Enclosed porch, heated??? If no, I would prefinish or at least seal the underside, and use a moisture barrier.

What kind of pine?? Pine usually needs a stain conditioner to prevent blochiness. Unfinished flooring usually requires sanding to get the boards flat, which would eliminate staining first. Depends on the look you want.

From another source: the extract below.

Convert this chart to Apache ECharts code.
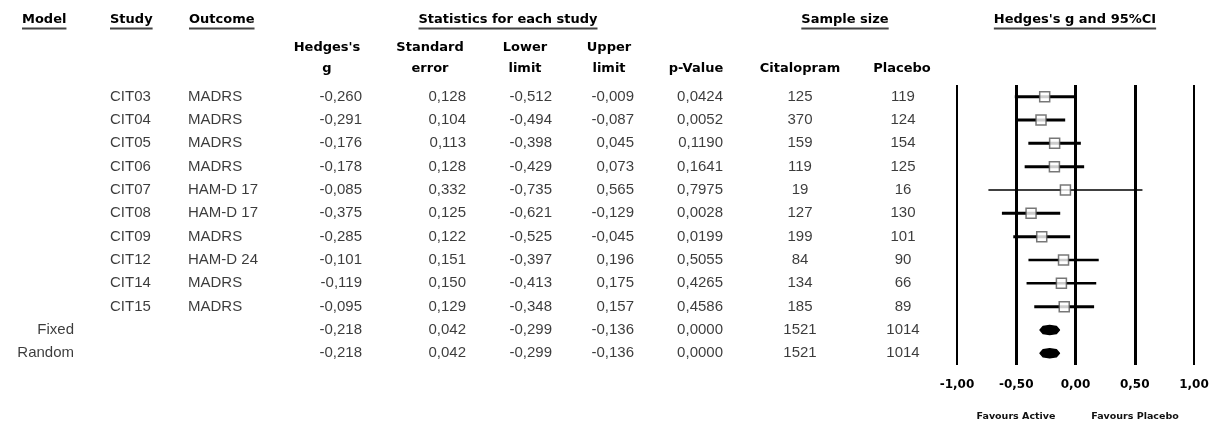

As to the finish, again, if unheated, most interior finishes don't do well.


----------



## firehawkmph (Apr 26, 2008)

Diy,
I just did a kitchen in an old victorian house and installed 5" t&G unfinished heartland pine flooring. We were trying to match some old pine flooring. I used a water based dye from woodcraft:
http://www.woodcraft.com/Search/sea...k49M34&SI=934b9d57-caa3-4bb6-8d63-c518f3b0bb2

It goes on very evenly without a need for a conditioner. I used a water based polyurethane, satin finish, three coats, for a finish. It seems to have worked quite well. The dye is very easy to use, just make sure you wear rubber gloves. The WBP was super easy to use. I used a lambswool applicator and it worked very well also. 
Mike Hawkins


----------



## jack warner (Oct 15, 2010)

pine is very soft i would not use a film coat, but an oil. oil all 6 sides of the board , you can do the underside then install do the topside all at the same time.


----------